Netflix has used AI to power content recommendations for viewers; this has enabled the platform to deliver improved and personalised content to its users. Meanwhile, “Collaborative filtering” and “Content-based recommendation” system is intelligently designed to get insights into your viewing patterns and offer recommendations of other alternatives in similar categories. It is considered an excellent method for retaining visitors on your platforms. AI backed available data has the capability of recognizing event-based trends and delivering content to its users. The user data available with the platforms combined with AVA will help the OTT platforms to deliver content based on your favourite actor, director, singer’s birthday, or anniversary. Based on your last watched content it can even recommend upcoming events and news i.e. new movie releases. The strategy will help the platform owners to increase their revenues along with increasing their user base.

The AVA-driven user experiences make it simpler for customers to browse and discover pertinent content. A decreased bounce rate is guaranteed by strong AI-driven infrastructure. As device computing power rises, artificial intelligence algorithms have become more significant in the OTT business and have boosted content delivery across varied audiences. Although AI technology itself cannot actively cause harm, the data it generates can be misused. To secure user data, media firms and regulatory bodies must create a framework that makes sure certain security requirements are satisfied. In the meantime, OTT companies are using data to apply AVA to enhance the user experience. Technologies like AVA or similar are expected to be adapted by other popular OTT platforms in the future, the focus should be to adapt to data-driven personalised content and services and deliver a more immersive and engaging experience for its users.

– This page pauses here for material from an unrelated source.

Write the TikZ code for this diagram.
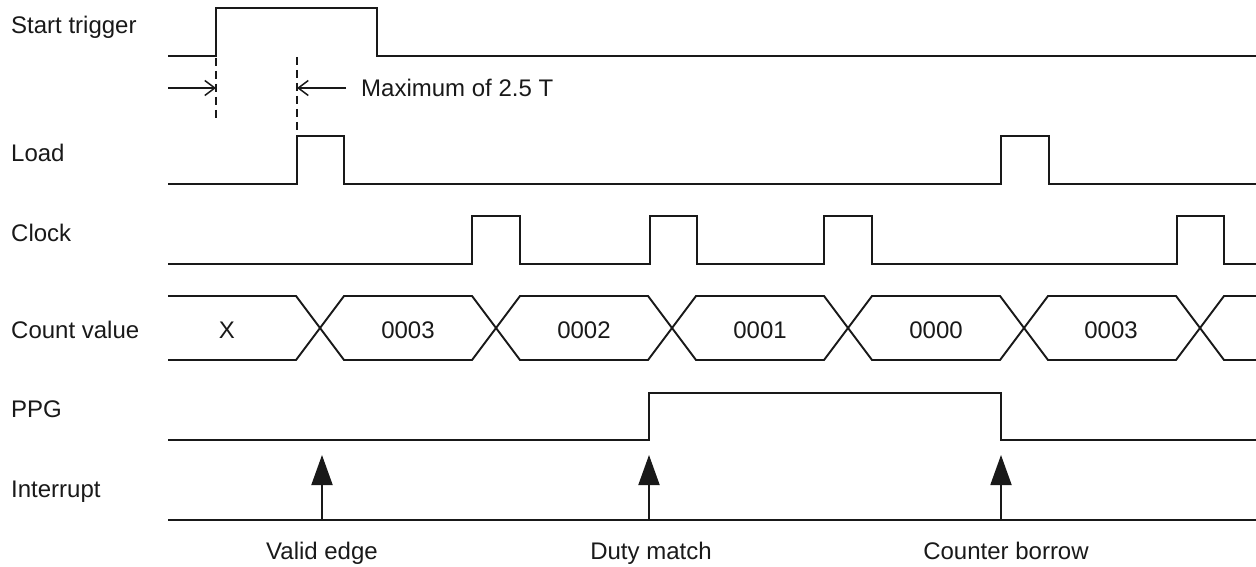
\documentclass[tikz,border=0pt]{standalone}
\usepackage{fontspec}
\setmainfont{Liberation Sans}
\usetikzlibrary{arrows.meta}
\begin{document}
\begin{tikzpicture}[x=1pt,y=-1pt,
  sig/.style={line width=1.9pt,line join=miter,color=black!90},
  lbl/.style={anchor=base west,inner sep=0pt,font=\fontsize{24}{26}\selectfont,text=black!90},
  ctr/.style={anchor=base,inner sep=0pt,font=\fontsize{24}{26}\selectfont,text=black!90},
  dim/.style={line width=1.5pt,color=black!90},
  dashline/.style={line width=2pt,color=black!90,dash pattern=on 8pt off 5pt},
  intarrow/.style={line width=1.9pt,color=black!90,-{Triangle[width=21pt,length=30pt]}}]
\useasboundingbox (0,0) rectangle (1256,567);
% labels
\node[lbl] (lstart) at (11,34) {Start trigger};
\node[lbl] (lload) at (11,162) {Load};
\node[lbl] (lclock) at (11,241) {Clock};
\node[lbl] (lcount) at (11,338) {Count value};
\node[lbl] (lppg) at (11,417) {PPG};
\node[lbl] (lint) at (11,497) {Interrupt};
% start trigger
\draw[sig] (168,56) -- (216,56) -- (216,8) -- (377,8) -- (377,56) -- (1256,56);
% dimension
\draw[dashline] (216,58) -- (216,120);
\draw[dashline] (297,57) -- (297,136);
\coordinate (da) at (168,88);
\coordinate (db) at (216,88);
\coordinate (dc) at (346,88);
\coordinate (dd) at (297,88);
\draw[dim,-{Straight Barb[length=10pt,width=15pt]}] (da) -- (db);
\draw[dim,-{Straight Barb[length=10pt,width=15pt]}] (dc) -- (dd);
\node[lbl] (lmax) at (361,97) {Maximum of 2.5 T};
% load
\draw[sig] (168,184) -- (297,184) -- (297,136) -- (344,136) -- (344,184) -- (1001,184) -- (1001,136) -- (1049,136) -- (1049,184) -- (1256,184);
% clock
\draw[sig] (168,264) -- (472,264) -- (472,216) -- (520,216) -- (520,264)
  -- (650,264) -- (650,216) -- (697,216) -- (697,264)
  -- (824,264) -- (824,216) -- (872,216) -- (872,264)
  -- (1177,264) -- (1177,216) -- (1224,216) -- (1224,264) -- (1256,264);
% count value
\draw[sig] (168,296) -- (296,296) -- (344,360) -- (472,360) -- (520,296) -- (648,296) -- (696,360) -- (824,360) -- (872,296) -- (1000,296) -- (1048,360) -- (1176,360) -- (1224,296) -- (1256,296);
\draw[sig] (168,360) -- (296,360) -- (344,296) -- (472,296) -- (520,360) -- (648,360) -- (696,296) -- (824,296) -- (872,360) -- (1000,360) -- (1048,296) -- (1176,296) -- (1224,360) -- (1256,360);
\node[ctr] (cx) at (227,338) {X};
\node[ctr] (c1) at (408,338) {0003};
\node[ctr] (c2) at (584,338) {0002};
\node[ctr] (c3) at (760,338) {0001};
\node[ctr] (c4) at (936,338) {0000};
\node[ctr] (c5) at (1111,338) {0003};
% PPG
\draw[sig] (168,440) -- (649,440) -- (649,393) -- (1001,393) -- (1001,440) -- (1256,440);
% interrupt
\draw[sig] (168,520) -- (1256,520);
\coordinate (a1s) at (322,520); \coordinate (a1e) at (322,455);
\coordinate (a2s) at (649,520); \coordinate (a2e) at (649,455);
\coordinate (a3s) at (1001,520); \coordinate (a3e) at (1001,455);
\draw[intarrow] (a1s) -- (a1e);
\draw[intarrow] (a2s) -- (a2e);
\draw[intarrow] (a3s) -- (a3e);
\node[ctr] (ev1) at (322,559) {Valid edge};
\node[ctr] (ev2) at (651,559) {Duty match};
\node[ctr] (ev3) at (1006,559) {Counter borrow};
\end{tikzpicture}
\end{document}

5 Future scope of research

Since only Netflix is using a patented artificial intelligence technology it is therefore important to know and understand what its close competitors are doing to match up or go ahead from Netflix. With aiming new technologies every now and then, Netflix with its remarkable use of artificial intelligence and machine learning is all set to introduce a new sound system that is assumed to produce studio-quality sound that is clearer, more intense, and more fully immersive. This is also a key innovation that has been introduced by Netflix. Though AVA may efficiently cluster image frames based on a unique vector for variety by integrating these heuristic variables, a diversity index can further be created and the same may be used to evaluate the entire “candidate imagery” included in a particular episode or movie by combining several vectors. Researchers can further explore through primary research on the above-mentioned areas as to how these OTT IPTV platforms are innovating the use of AI and ML.